WRITTEN REQUEST: Return a copy of every line in the records that includes the word "with".

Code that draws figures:
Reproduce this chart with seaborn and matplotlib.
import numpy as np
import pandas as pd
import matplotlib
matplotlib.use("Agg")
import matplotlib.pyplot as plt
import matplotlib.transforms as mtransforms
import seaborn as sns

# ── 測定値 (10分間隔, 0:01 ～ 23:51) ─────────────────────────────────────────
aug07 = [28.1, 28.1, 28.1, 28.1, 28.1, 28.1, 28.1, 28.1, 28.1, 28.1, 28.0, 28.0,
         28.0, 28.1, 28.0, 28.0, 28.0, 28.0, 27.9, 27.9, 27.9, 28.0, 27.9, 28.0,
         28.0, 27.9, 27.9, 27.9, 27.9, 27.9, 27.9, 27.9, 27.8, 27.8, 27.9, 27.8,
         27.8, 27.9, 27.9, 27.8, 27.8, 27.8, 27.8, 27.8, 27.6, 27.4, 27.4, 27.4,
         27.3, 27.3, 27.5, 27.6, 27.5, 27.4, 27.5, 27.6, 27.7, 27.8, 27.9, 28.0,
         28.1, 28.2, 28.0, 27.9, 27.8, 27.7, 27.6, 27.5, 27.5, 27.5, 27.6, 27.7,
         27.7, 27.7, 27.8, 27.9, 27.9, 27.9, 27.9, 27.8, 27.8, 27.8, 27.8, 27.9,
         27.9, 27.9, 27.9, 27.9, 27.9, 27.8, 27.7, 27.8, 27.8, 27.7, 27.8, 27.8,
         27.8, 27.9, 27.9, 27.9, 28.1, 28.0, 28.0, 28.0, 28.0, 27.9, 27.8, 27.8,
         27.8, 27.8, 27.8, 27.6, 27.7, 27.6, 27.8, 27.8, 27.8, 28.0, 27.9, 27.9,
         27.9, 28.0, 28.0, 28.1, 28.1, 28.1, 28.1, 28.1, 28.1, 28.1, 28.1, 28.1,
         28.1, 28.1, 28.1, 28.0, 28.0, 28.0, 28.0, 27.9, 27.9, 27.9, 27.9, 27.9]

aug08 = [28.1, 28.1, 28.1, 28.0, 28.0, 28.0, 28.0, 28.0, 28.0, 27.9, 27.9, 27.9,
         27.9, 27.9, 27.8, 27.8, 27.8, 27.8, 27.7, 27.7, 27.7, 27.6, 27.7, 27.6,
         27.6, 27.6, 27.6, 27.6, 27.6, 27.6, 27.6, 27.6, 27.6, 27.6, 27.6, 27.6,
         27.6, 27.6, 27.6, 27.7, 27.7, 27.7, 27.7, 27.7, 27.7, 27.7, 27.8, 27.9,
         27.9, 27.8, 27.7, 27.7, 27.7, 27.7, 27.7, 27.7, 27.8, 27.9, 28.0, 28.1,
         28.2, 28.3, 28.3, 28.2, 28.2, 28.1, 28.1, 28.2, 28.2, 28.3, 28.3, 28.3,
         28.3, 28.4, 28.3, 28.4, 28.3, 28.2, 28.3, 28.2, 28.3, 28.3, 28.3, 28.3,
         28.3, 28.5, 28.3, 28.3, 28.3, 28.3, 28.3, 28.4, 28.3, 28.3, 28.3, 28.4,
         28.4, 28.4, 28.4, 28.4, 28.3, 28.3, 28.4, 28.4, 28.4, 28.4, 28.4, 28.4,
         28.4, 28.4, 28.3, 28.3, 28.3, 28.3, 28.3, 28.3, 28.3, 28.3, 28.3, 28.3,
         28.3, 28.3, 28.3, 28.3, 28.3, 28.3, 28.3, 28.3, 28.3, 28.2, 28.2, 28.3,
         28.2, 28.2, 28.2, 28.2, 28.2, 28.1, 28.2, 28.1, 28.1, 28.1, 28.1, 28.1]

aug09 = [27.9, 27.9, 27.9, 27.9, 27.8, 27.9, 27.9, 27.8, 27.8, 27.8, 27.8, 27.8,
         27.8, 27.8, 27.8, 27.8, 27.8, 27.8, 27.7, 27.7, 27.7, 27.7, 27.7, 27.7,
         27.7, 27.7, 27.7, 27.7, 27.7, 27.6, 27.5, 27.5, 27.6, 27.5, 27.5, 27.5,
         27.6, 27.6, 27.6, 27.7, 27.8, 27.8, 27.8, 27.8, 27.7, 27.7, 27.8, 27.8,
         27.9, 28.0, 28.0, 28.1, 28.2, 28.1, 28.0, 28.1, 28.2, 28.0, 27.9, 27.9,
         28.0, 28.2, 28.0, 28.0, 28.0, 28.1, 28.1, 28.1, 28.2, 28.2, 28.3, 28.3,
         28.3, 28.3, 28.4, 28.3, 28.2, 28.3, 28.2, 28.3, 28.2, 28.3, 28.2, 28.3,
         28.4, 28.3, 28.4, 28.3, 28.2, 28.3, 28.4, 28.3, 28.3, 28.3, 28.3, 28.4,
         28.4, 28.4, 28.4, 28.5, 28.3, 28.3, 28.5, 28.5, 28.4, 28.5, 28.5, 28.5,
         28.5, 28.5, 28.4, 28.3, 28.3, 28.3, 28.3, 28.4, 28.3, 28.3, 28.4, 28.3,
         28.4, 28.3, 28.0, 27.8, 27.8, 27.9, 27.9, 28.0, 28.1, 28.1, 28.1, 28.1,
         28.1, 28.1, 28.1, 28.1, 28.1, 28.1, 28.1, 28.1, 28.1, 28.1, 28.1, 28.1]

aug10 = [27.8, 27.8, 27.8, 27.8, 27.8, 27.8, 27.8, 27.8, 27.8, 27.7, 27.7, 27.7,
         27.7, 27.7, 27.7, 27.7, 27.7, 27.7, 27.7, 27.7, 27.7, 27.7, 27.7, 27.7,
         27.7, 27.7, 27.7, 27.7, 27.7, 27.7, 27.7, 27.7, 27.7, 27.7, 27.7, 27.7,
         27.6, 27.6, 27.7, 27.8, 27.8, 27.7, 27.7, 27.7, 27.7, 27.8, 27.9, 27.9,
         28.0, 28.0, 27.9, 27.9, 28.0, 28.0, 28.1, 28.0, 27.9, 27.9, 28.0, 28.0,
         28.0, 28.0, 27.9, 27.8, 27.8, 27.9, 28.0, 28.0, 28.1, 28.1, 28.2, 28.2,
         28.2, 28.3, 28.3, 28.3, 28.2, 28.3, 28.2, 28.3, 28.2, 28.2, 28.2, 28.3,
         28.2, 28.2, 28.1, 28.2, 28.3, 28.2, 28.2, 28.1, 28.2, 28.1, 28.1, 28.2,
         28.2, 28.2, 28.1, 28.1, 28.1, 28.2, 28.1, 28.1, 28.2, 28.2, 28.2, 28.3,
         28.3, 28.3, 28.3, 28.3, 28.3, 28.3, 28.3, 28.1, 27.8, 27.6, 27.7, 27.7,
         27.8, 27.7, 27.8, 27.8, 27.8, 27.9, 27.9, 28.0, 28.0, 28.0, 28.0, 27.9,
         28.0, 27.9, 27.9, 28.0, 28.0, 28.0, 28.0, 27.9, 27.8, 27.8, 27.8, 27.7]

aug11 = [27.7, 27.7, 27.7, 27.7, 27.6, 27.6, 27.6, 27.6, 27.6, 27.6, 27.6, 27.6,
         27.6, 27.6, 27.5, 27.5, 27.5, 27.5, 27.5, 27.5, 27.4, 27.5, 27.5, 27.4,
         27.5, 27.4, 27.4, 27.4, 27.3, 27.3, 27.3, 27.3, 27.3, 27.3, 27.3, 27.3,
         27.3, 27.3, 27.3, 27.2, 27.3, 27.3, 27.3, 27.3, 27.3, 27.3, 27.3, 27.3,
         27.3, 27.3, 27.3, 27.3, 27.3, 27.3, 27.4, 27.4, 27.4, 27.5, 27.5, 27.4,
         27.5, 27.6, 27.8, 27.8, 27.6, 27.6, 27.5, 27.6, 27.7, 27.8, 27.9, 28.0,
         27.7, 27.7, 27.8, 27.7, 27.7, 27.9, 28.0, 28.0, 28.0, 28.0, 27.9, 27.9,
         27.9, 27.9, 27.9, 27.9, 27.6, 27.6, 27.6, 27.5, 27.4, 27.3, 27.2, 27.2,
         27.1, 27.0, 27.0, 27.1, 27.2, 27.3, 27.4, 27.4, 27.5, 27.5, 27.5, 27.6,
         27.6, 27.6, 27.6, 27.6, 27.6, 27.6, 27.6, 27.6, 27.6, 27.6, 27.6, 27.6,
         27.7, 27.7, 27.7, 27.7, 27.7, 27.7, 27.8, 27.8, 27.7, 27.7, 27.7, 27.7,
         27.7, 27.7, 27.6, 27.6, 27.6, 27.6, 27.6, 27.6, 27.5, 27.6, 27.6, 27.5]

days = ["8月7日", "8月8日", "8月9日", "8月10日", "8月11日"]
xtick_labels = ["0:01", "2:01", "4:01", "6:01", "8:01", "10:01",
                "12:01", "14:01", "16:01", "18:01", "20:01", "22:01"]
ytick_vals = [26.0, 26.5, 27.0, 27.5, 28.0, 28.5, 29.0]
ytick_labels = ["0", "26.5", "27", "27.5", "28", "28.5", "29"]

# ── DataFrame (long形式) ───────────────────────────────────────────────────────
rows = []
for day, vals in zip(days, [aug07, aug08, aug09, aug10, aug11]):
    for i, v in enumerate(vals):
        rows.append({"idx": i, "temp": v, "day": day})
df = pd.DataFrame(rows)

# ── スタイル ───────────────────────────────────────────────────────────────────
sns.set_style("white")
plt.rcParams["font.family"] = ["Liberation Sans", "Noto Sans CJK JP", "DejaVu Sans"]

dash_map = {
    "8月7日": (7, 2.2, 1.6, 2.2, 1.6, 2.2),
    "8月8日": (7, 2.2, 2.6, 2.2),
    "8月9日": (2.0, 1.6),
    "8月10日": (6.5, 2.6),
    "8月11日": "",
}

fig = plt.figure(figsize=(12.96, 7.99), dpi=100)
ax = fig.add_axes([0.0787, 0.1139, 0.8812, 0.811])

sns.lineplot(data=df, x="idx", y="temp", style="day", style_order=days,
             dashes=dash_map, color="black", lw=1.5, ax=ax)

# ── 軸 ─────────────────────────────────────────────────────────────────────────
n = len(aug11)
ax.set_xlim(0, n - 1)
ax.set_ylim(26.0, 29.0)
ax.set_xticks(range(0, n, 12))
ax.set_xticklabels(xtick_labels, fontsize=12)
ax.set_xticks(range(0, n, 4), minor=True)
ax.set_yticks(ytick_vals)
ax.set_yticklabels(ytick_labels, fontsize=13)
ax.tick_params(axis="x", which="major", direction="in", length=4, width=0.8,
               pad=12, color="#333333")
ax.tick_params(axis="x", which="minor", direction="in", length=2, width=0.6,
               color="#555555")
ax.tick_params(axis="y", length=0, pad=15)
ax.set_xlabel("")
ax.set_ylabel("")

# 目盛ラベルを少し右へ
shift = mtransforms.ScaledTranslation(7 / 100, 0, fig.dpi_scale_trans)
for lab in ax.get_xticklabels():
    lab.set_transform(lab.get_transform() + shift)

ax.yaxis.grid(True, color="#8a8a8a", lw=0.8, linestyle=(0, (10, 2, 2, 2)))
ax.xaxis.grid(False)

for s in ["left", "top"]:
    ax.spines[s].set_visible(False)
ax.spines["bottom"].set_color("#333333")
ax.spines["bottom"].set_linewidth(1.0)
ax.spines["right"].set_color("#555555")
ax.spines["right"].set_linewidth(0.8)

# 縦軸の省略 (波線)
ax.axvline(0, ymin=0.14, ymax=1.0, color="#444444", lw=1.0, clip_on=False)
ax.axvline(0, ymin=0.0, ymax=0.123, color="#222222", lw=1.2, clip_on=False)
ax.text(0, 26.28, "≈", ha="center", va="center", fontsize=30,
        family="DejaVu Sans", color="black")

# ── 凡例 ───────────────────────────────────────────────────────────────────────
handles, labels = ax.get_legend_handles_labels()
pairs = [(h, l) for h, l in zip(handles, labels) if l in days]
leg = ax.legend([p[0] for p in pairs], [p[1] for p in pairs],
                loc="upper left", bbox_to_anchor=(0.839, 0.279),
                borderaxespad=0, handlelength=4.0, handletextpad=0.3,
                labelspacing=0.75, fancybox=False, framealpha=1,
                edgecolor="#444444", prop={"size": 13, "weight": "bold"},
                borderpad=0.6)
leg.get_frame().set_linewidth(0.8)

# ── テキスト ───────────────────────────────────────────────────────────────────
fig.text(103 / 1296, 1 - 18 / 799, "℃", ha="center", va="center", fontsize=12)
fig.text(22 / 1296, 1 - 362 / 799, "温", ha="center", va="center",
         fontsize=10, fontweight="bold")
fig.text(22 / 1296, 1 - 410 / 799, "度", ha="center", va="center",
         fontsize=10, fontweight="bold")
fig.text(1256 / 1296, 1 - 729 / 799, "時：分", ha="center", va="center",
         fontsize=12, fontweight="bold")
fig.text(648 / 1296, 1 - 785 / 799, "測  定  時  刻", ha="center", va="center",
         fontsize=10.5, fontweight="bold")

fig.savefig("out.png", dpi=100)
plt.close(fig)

---

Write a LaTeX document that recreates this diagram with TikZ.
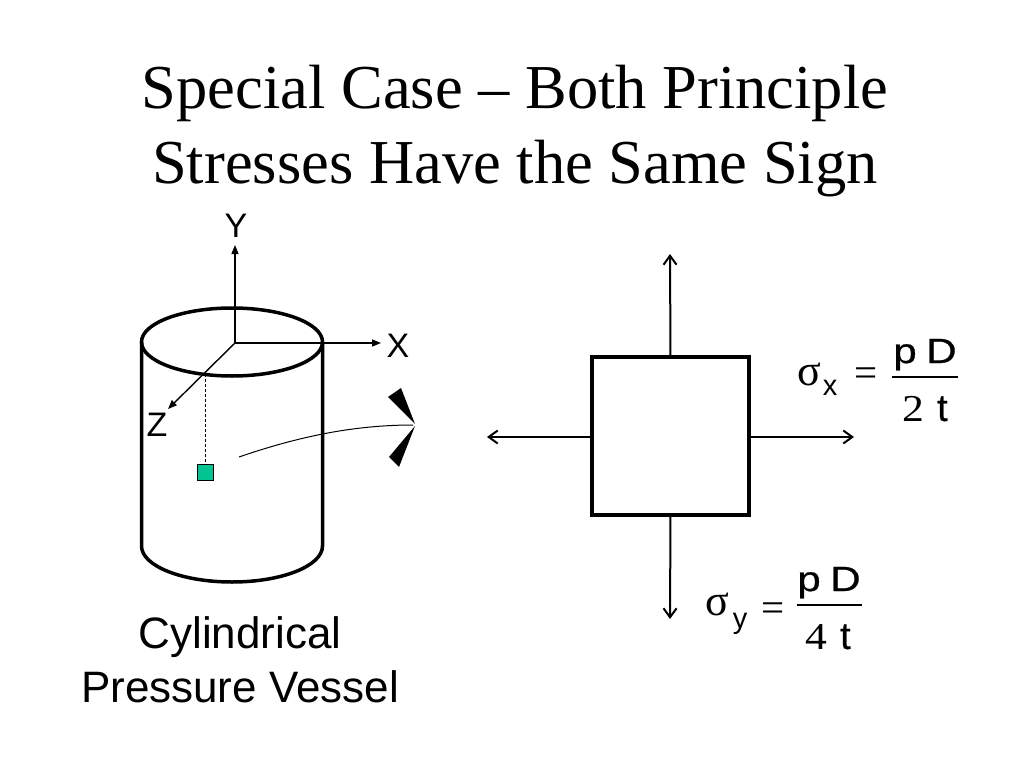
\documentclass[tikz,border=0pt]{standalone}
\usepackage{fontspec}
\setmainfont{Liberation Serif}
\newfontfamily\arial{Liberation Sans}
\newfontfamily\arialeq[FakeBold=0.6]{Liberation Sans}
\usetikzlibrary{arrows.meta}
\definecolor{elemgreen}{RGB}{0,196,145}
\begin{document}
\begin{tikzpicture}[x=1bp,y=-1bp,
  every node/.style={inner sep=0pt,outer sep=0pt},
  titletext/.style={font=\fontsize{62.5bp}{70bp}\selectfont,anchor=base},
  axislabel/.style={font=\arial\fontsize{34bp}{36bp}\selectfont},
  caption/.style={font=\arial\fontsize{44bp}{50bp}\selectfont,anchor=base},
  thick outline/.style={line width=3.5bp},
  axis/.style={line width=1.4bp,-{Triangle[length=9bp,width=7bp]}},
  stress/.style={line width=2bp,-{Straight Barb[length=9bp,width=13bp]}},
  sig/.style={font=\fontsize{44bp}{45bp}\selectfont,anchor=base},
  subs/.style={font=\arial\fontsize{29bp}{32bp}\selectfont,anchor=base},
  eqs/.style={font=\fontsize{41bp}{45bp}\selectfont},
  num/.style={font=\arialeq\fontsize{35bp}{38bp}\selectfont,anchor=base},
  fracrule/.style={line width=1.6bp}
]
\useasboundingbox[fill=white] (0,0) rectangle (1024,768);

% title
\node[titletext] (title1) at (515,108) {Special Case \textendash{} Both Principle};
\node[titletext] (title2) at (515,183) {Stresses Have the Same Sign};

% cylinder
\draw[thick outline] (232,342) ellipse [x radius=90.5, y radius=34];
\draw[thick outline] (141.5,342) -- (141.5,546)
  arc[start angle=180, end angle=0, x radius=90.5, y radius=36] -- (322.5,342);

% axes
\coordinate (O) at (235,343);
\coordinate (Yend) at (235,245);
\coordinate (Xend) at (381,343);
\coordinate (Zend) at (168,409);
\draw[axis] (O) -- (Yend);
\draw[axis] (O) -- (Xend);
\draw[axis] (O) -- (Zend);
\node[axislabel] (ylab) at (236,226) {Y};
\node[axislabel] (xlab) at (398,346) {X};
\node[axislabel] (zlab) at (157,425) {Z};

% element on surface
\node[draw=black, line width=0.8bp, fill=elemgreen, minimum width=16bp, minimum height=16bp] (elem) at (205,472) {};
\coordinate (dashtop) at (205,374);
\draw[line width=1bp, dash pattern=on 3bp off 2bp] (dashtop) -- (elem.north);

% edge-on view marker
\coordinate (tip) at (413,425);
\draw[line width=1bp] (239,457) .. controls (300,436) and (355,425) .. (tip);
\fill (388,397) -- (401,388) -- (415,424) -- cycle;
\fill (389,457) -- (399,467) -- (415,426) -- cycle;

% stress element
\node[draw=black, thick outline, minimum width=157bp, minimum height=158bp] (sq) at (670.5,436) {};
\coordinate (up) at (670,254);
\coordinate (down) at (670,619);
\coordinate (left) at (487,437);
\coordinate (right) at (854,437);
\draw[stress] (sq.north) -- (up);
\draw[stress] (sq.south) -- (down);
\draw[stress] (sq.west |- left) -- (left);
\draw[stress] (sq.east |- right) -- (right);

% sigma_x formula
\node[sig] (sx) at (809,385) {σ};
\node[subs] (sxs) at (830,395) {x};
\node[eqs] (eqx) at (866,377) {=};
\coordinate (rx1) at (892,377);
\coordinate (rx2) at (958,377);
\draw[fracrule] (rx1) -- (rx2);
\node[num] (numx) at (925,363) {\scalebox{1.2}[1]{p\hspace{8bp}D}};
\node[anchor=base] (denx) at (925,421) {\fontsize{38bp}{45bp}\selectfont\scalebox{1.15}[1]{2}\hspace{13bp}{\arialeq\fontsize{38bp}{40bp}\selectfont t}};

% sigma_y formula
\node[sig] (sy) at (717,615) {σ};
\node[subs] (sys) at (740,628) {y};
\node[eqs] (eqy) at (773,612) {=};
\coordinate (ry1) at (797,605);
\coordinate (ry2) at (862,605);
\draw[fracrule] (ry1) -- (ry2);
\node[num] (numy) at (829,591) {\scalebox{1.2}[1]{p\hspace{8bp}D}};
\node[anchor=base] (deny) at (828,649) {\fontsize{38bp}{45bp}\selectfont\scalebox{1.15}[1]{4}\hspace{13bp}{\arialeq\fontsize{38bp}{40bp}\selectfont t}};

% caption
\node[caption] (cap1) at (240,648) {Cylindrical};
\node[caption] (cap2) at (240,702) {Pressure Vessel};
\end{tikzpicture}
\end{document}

---

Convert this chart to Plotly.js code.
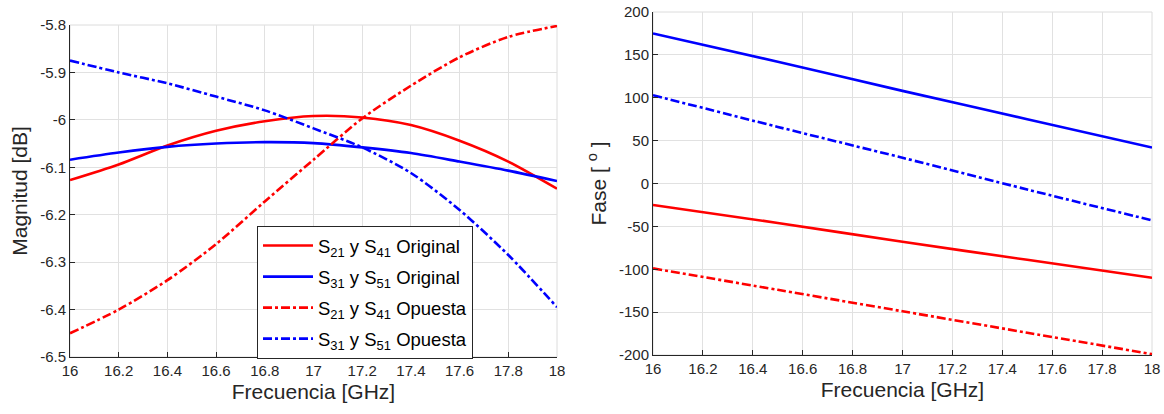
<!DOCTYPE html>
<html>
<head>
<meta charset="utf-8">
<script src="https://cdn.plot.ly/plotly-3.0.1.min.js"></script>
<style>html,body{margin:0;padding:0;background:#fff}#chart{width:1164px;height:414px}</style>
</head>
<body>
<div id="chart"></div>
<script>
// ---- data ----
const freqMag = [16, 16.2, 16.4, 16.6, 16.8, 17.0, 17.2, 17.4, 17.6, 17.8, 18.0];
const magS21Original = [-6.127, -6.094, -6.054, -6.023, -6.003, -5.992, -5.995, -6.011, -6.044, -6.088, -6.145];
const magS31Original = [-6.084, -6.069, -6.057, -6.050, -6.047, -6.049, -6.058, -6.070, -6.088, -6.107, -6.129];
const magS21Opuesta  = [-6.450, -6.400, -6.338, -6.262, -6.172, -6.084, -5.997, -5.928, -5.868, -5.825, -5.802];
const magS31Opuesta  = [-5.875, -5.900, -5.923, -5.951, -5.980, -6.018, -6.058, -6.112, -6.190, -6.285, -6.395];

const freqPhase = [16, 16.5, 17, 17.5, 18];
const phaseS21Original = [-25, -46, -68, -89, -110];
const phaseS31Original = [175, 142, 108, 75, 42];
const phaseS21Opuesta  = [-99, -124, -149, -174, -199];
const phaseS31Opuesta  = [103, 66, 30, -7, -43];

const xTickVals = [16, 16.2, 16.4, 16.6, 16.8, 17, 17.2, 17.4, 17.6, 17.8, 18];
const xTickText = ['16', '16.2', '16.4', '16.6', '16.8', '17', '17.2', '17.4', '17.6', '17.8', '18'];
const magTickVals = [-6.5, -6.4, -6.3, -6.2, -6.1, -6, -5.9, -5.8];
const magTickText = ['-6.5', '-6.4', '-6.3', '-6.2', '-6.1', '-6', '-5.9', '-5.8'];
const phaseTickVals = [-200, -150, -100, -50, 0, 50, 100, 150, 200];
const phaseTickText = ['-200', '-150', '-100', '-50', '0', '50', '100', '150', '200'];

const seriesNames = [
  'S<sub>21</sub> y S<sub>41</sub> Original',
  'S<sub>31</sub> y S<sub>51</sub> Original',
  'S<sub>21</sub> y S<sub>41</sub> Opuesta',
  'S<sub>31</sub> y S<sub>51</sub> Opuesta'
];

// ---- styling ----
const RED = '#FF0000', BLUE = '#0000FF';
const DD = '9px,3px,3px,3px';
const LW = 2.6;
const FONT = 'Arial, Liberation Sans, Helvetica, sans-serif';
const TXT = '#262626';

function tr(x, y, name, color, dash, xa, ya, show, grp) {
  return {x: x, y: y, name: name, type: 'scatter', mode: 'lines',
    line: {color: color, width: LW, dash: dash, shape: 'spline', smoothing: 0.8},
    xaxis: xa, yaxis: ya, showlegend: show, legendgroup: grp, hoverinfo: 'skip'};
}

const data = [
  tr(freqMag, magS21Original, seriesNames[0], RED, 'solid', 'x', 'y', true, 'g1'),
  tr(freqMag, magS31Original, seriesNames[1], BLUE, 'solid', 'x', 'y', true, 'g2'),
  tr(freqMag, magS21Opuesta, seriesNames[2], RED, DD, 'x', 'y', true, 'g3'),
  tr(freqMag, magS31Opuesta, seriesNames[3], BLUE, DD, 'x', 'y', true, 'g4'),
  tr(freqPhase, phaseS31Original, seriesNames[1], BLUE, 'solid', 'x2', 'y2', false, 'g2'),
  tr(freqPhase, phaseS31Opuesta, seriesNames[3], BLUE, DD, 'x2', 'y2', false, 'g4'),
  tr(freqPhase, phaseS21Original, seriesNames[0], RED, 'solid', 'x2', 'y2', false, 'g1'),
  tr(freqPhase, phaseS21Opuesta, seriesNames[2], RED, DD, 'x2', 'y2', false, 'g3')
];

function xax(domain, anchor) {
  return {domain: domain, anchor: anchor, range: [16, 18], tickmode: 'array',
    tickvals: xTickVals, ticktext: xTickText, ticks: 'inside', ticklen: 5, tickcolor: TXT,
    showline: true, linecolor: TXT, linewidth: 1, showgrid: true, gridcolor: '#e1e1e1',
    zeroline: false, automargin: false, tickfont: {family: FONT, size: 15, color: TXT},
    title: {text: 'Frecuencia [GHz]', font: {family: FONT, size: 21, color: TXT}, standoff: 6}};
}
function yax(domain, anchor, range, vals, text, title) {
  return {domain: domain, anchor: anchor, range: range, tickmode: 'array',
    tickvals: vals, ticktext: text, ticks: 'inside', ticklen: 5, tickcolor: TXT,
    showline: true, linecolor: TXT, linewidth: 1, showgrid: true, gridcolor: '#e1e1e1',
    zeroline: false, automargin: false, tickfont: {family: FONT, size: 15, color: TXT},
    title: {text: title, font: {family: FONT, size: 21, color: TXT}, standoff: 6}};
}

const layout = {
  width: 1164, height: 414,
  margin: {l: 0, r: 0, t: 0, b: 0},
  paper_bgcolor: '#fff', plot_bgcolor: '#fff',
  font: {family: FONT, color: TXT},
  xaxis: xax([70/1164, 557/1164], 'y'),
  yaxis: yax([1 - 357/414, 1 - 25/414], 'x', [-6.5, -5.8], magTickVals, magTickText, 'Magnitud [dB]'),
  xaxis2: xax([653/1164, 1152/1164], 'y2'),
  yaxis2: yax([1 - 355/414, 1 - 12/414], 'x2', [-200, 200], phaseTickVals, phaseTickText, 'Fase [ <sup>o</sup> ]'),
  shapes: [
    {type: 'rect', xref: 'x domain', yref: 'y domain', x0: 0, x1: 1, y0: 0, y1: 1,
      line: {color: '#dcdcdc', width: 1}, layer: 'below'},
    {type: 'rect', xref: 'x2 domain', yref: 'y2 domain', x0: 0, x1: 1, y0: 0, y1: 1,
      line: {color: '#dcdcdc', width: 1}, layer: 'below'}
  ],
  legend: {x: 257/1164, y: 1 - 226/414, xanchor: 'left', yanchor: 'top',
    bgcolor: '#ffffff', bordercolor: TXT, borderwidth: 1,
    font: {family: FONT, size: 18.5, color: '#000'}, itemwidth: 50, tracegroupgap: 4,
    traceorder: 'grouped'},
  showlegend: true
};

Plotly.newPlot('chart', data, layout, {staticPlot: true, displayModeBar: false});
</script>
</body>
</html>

COMPLETED TASK:
Reproduce this chart with seaborn and matplotlib.
Write a LaTeX document that recreates this diagram with TikZ.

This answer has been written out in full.